Faili meçhul olayların aydınlatılması, karanlık odakların ortaya çıkarılması konusunda aslında herkesin hemfikir olduğunu belirten Milletvekili Tunç, Türkiye’nin çok önemli bir süreçten geçtiğini, Ülkemizin son otuz yılına damgasını vuran karanlık olayların bir bir ele alındığını da hepimiz görmekteyiz. Şemdinli davasının yeniden ele alınması, Danıştay saldırısı davası, Ergenekon soruşturmaları ve davaları, Balyoz Darbe Planı davası ve faili meçhul olaylarla ilgili başlatılan soruşturma ve devam eden davalarla, karanlıkta kalmış onlarca olayın sorgulandığını söyledi.

Siyasi cinayetlerin, faili meçhul olayların en sık yaşandığı 90'lı yıllarda AK PARTİ’nin iktidarda olmadığını belirten Milletvekili Tunç konuşmasına şöyle devam etti; “O dönemde meydana gelen faili meçhul olaylar maalesef aydınlatılamadı. Ülkemizin diğer bütün sorunlarında olduğu gibi, bu sorun da AK PARTİ'li yıllara devredildi. O dönemlerin siyasi iktidarları bu cinayetlerin üzerine gidemedi. 2002 yılından itibaren ise durum değişti, "Türkiye'nin artık eski Türkiye olmayacağını, karanlık odakların, çetelerin, mafyanın üzerine kararlılıkla gidileceğini" açıklayan ve bunu uygulamasıyla da gösteren bir parti iktidar oldu.” Dedi.

“Terörle Mücadele Kararlılıkla Devam ediyor”

Milletvekili Tunç, Terörle mücadele sürecinde bir yandan ifade özgürlüğü genişletilirken, yasaklar kaldırılırken, eskinin hataları telafi edilirken, diğer yandan da, bu özgürlüklere kasteden yaklaşımlara müsamaha gösterilmemeye başlandığını belirterek; “Özellikle terör örgütü ve onunla ilişkili yapılanmaların devlete paralel örgütlenme içinde bölge insanına zulmetmesine, bölge insanından haraç toplamasına, baskı kurmasına, âdeta faşizm uygulamasına asla ve asla göz yumulmamaktadır.” Dedi.

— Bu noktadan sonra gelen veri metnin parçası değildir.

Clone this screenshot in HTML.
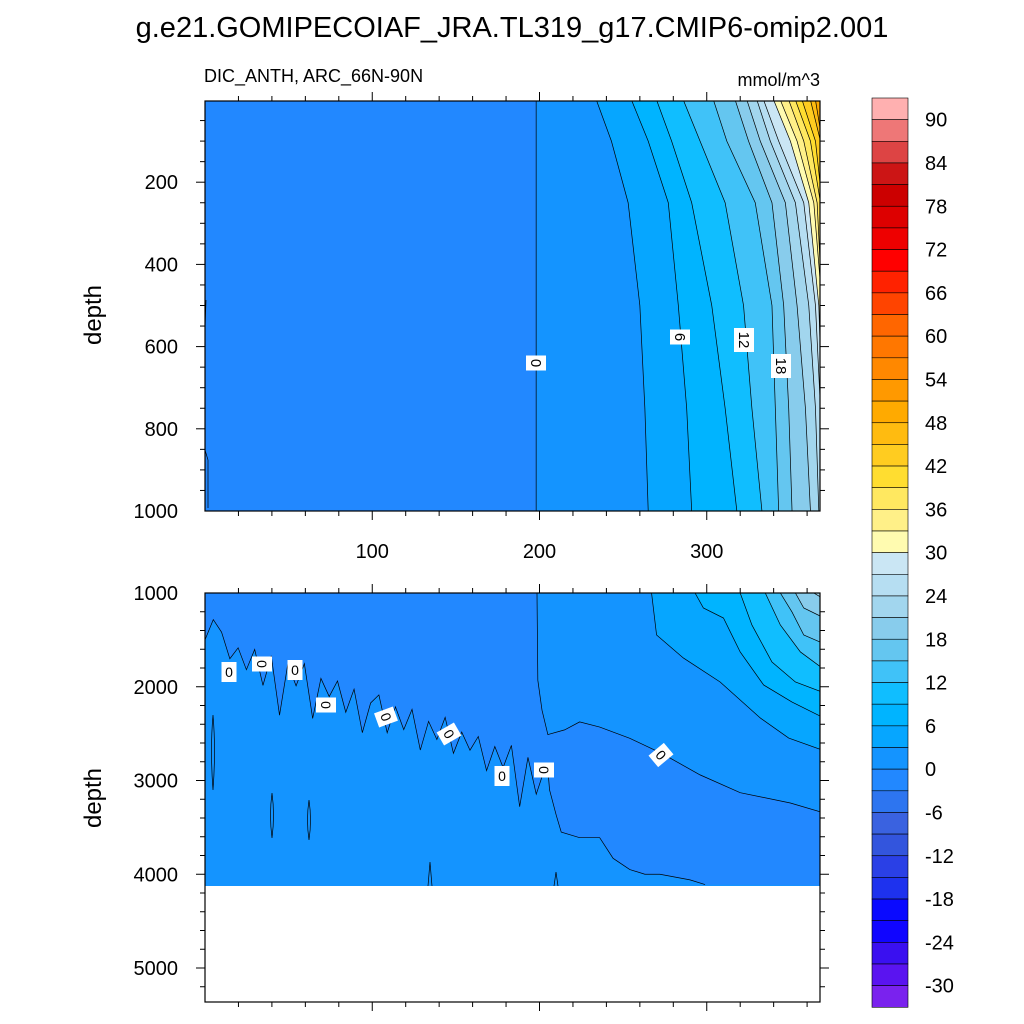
<!DOCTYPE html>
<html><head><meta charset="utf-8"><style>
body{margin:0;background:#fff}
svg{display:block;font-family:"Liberation Sans",sans-serif}
</style></head><body>
<svg id="c" width="1024" height="1024" viewBox="0 0 1024 1024" xmlns="http://www.w3.org/2000/svg">
<rect width="1024" height="1024" fill="#fff"/>
<text x="512" y="37" font-size="29" text-anchor="middle">g.e21.GOMIPECOIAF_JRA.TL319_g17.CMIP6-omip2.001</text>
<text x="204" y="82" font-size="18">DIC_ANTH, ARC_66N-90N</text>
<text x="820" y="86" font-size="18" text-anchor="end">mmol/m^3</text>
<text transform="translate(101,315) rotate(-90)" font-size="24" text-anchor="middle">depth</text>
<text transform="translate(101,798) rotate(-90)" font-size="24" text-anchor="middle">depth</text>
<defs>
<clipPath id="clipT"><rect x="205" y="101" width="615" height="410"/></clipPath>
<clipPath id="clipB"><rect x="205" y="593" width="615" height="293"/></clipPath>
</defs>
<g id="topPanel" clip-path="url(#clipT)"></g>
<g id="botPanel" clip-path="url(#clipB)"></g>
<g id="axes"></g>
<g id="cbar"></g>
</svg>
<script>
// ---- data ----
const bandLevels=[-33,-30,-27,-24,-21,-18,-15,-12,-9,-6,-3,0,3,6,9,12,15,18,21,24,27,30,33,36,39,42,45,48,51,54,57,60,63,66,69,72,75,78,81,84,87,90];
const bandColors=["#7A22EE","#5A14F0","#3A10F0","#1005FF","#0A0AFF","#1E32EE","#2A40E6","#3355DD","#3A62E0","#2D75F0","#2288FF","#1494FF","#06A6FF","#00B4FF","#10BEFF","#40C2F8","#64C6F0","#88CCEC","#A2D6EE","#B6DEF2","#CAE6F4","#FFFBB0","#FFF088","#FFE860","#FFDD30","#FFCC20","#FFBB10","#FFAA00","#FF9900","#FF8800","#FF7700","#FF6600","#FF4400","#FF2200","#FF0000","#EE0000","#DD0000","#CC0000","#CC1515","#DD4444","#EE7777","#FFB0B0"];
const cbarLabels=[90,84,78,72,66,60,54,48,42,36,30,24,18,12,6,0,-6,-12,-18,-24,-30];
const topDepths=[0,100,250,500,750,1000];
const topLevels=[0,3,6,9,12,15,18,21,24,27,30,33,36,39,42,45,48];
const topLon=[
[198,198,198,198,198,198],
[234,243,253,260,263,265],
[255,265,277,283,288,291],
[270,279,291,303,311,318],
[286,296,311,322,327,333],
[304,312,329,339,341,343],
[317,325,339,346,349,351],
[324,332,347,354,359,362],
[330,338,353,361,365,367],
[334,343,358,365,368,369],
[340,350,361,367,369,369],
[344,354,364,369,369,369],
[349,358,366,369,369,369],
[353,362,368,369,369,369],
[357,365,369,369,369,369],
[362,368,369,369,369,369],
[365,369,369,369,369,369]];
const botLevels=[3,6,9,12,15,18,21];
const botLon=[[267,270,286,308,332,349,369],[293,298,310,320,334,351,369],[320,327,339,353,369],[335,344,356,369],[344,351,358,369],[353,358,369],[364,369]];
const botDep=[[1000,1448,1693,1949,2333,2547,2675],[1000,1160,1267,1629,1981,2163,2323],[1000,1341,1736,1949,2056],[1000,1341,1629,1800],[1000,1203,1448,1533],[1000,1160,1256],[1000,1053]];
const zeroVertLon=[198.5,199,201.5,205];
const zeroVertDep=[1000,1930,2250,2510];
const zeroRightLon=[215,224,236,254,273,296,320,350,369];
const zeroRightDep=[2460,2375,2430,2550,2710,2940,3130,3240,3340];
const zeroLowLon=[205,206,210,213,224,236,244,254,263,272,290,299];
const zeroLowDep=[2880,3100,3370,3550,3610,3610,3830,3950,4000,4000,4060,4110];
const jagStartLon=0, jagStartDep=1500, jagEndLon=203, jagEndDep=2880;
const jagOffsets=[0,-250,-150,100,-50,150,-100,250,-100,500,-80,120,-150,400,-60,100,-100,200,-80,350,0,-120,250,-60,150,-100,300,-40,120,-150,200,-60,100,-80,250,-40,150,-120,500,-60,300,0];
const maxDepth=4120;
// ---- scales ----
const xS=l=>205+l*1.6725;
const yT=d=>100+d*0.411;
const yB=d=>593+(d-1000)*0.09375;
const NS="http://www.w3.org/2000/svg";
function mk(tag,attrs,parent){const e=document.createElementNS(NS,tag);for(const k in attrs)e.setAttribute(k,attrs[k]);parent.appendChild(e);return e;}
const colorOf=v=>bandColors[bandLevels.indexOf(v)];
// ---- top panel ----
const topG=document.getElementById('topPanel');
let r=mk('rect',{x:205,y:101,width:615,height:410,fill:colorOf(-3)},topG);


topLevels.forEach((L,i)=>{
  const pts=topDepths.map((d,j)=>[xS(topLon[i][j]),yT(d)]);
  const poly=pts.map(p=>p.join(',')).join(' ')+` 830,${yT(1000)} 830,${yT(0)}`;
  const p=mk('polygon',{points:poly,fill:colorOf(L)},topG);
  
  
});
topLevels.forEach((L,i)=>{
  const pts=topDepths.map((d,j)=>[xS(topLon[i][j]),yT(d)]);
  const l=mk('polyline',{points:pts.map(p=>p.join(',')).join(' '),fill:'none',stroke:'#000','stroke-width':0.7},topG);
  
  
});
mk('path',{d:'M206,300 L205,330 M205,450 L208,460 L208,508',stroke:'#000','stroke-width':0.7,fill:'none'},topG);
// ---- bottom panel ----
const botG=document.getElementById('botPanel');
r=mk('rect',{x:205,y:593,width:615,height:293,fill:colorOf(0)},botG);


const jag=[];
for(let k=0;k<jagOffsets.length;k++){const t=k/(jagOffsets.length-1);jag.push([xS(jagStartLon+t*(jagEndLon-jagStartLon)),yB(jagStartDep+t*(jagEndDep-jagStartDep)+jagOffsets[k])]);}
const vert=zeroVertLon.map((l,i)=>[xS(l),yB(zeroVertDep[i])]);
const right=zeroRightLon.map((l,i)=>[xS(l),yB(zeroRightDep[i])]);
const low=zeroLowLon.map((l,i)=>[xS(l),yB(zeroLowDep[i])]);
let darkPts=[[200,593],...vert,...right,[830,yB(3340)],[830,yB(maxDepth)],...low.slice().reverse(),...jag.slice().reverse(),[200,jag[0][1]]];
let dp=mk('polygon',{points:darkPts.map(p=>p.join(',')).join(' '),fill:colorOf(-3)},botG);


botLevels.forEach((L,i)=>{
  const pts=botLon[i].map((l,j)=>[xS(l),yB(botDep[i][j])]);
  const poly=pts.map(p=>p.join(',')).join(' ')+` 830,${pts[pts.length-1][1]} 830,590`;
  const p=mk('polygon',{points:poly,fill:colorOf(L)},botG);
  
  
  const l=mk('polyline',{points:pts.map(p=>p.join(',')).join(' '),fill:'none',stroke:'#000','stroke-width':0.7},botG);
  
  
});
[[jag,'jagged'],[vert.concat(right),'right'],[low,'lower']].forEach(([pts,n])=>{
  const l=mk('polyline',{points:pts.map(p=>p.join(',')).join(' '),fill:'none',stroke:'#000','stroke-width':0.7},botG);
  
  
});
mk('path',{d:'M213,715 Q210,750 213,790 Q216,750 213,715 M272,793 Q269,815 272,838 Q275,815 272,793 M309,800 Q306,820 309,840 Q312,820 309,800 M430,862 L428,886 M430,862 L432,886 M556,872 L554,886 M556,872 L558,886',stroke:'#000','stroke-width':0.7,fill:'none'},botG);
// labels
function lab(g,x,y,t,rot,name,fs){const gg=mk('g',{transform:`translate(${x},${y}) rotate(${rot})`},g);
 
 const w=t.length*9+6;mk('rect',{x:-w/2,y:-10,width:w,height:20,fill:'#fff'},gg);
 const tx=mk('text',{x:0,y:5,'font-size':fs||14,'text-anchor':'middle'},gg);tx.textContent=t;}
lab(topG,536,363,'0',90,'contour-label-0',15);
lab(topG,680,337,'6',90,'contour-label-6',15);
lab(topG,744,340,'12',90,'contour-label-12',15);
lab(topG,781,366,'18',90,'contour-label-18',15);
[[229,672,0],[262,664,90],[295,670,0],[326,705,90],[386,717,70],[449,734,60],[502,776,0],[544,770,90],[661,755,50]].forEach((p,i)=>lab(botG,p[0],p[1],'0',p[2],'bottom-contour-label-'+i));
// ---- axes ----
const ax=document.getElementById('axes');
function line(x1,y1,x2,y2,w){mk('line',{x1,y1,x2,y2,stroke:'#000','stroke-width':w||1},ax);}
function txt(x,y,t,anchor,name){const e=mk('text',{x,y,'font-size':20,'text-anchor':anchor},ax);e.textContent=t;}
mk('rect',{x:205,y:101,width:615,height:410,fill:'none',stroke:'#000','stroke-width':1.2},ax);
mk('rect',{x:205,y:593,width:615,height:409,fill:'none',stroke:'#000','stroke-width':1.2},ax);
for(let d=50;d<1000;d+=50){const y=yT(d),M=d%200===0,L=M?9:5;line(205-L,y,205,y);line(820,y,820+L,y);}
[200,400,600,800,1000].forEach(d=>txt(178,yT(d)+7,String(d),'end','top-y-tick-'+d));
for(let l=20;l<368;l+=20){const x=xS(l),M=l%100===0,L=M?9:5;line(x,511,x,511+L);line(x,101,x,101-L);line(x,1002,x,1002+L);line(x,593,x,593-L);}
[100,200,300].forEach(l=>txt(xS(l),558,String(l),'middle','top-x-tick-'+l));
for(let d=1200;d<5360;d+=200){const y=593+(d-1000)*0.09375,M=d%1000===0,L=M?9:5;line(205-L,y,205,y);line(820,y,820+L,y);}
[1000,2000,3000,4000,5000].forEach(d=>txt(178,593+(d-1000)*0.09375+7,String(d),'end','bottom-y-tick-'+d));
// ---- colorbar ----
const cb=document.getElementById('cbar');
const h=21.65,cbTop=98;
bandColors.slice().reverse().forEach((c,i)=>{const e=mk('rect',{x:872,y:cbTop+i*h,width:36,height:h,fill:c,stroke:'#000','stroke-width':0.6},cb);
 });
cbarLabels.forEach((v,i)=>{const e=mk('text',{x:925,y:cbTop+h+i*2*h+7,'font-size':20},cb);e.textContent=String(v);
 });
</script>
</body></html>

“Türkiye artık eski Türkiye değil”

Dokuz buçuk yılda elde ettiğimiz kazanımlar sayesinde artık Türkiye’nin faili meçhul ülkesi olmaktan çıktığını belirten Milletvekili Tunç, “Araştırma önergesinde bahsedilen olayların çoğu yargının gündemine gelmiş, soruşturmaları da hâlen devam etmektedir. Bu soruşturmalarla ilgili yapılan kazıları da canlı yayınlarda hep birlikte izliyoruz. Türkiye Büyük Millet Meclisi İnsan Hakları Komisyonunun yaşam hakkını ihlal eden olaylarla ilgili alt komisyonlar oluşturduğunu da hep birlikte görüyoruz. Bu önerge sadece kafa karıştırmak, Meclis gündemini meşgul etmek, gündemde milletimizin bizlerden beklediği yasaların çıkmasını engellemek için verilmiş bir önergedir. Bu nedenle önergenin aleyhinde olduğumu ifade etmek istiyorum.” dedi.

Milletvekili Tunç’un konuşması sırasında BDP’li Hasip Kaplan ve diğer milletvekillerinin yerinden tepki gösterdiler. Konuşmaların ardından BDP grup önerisinin gündeme alınması reddedildi.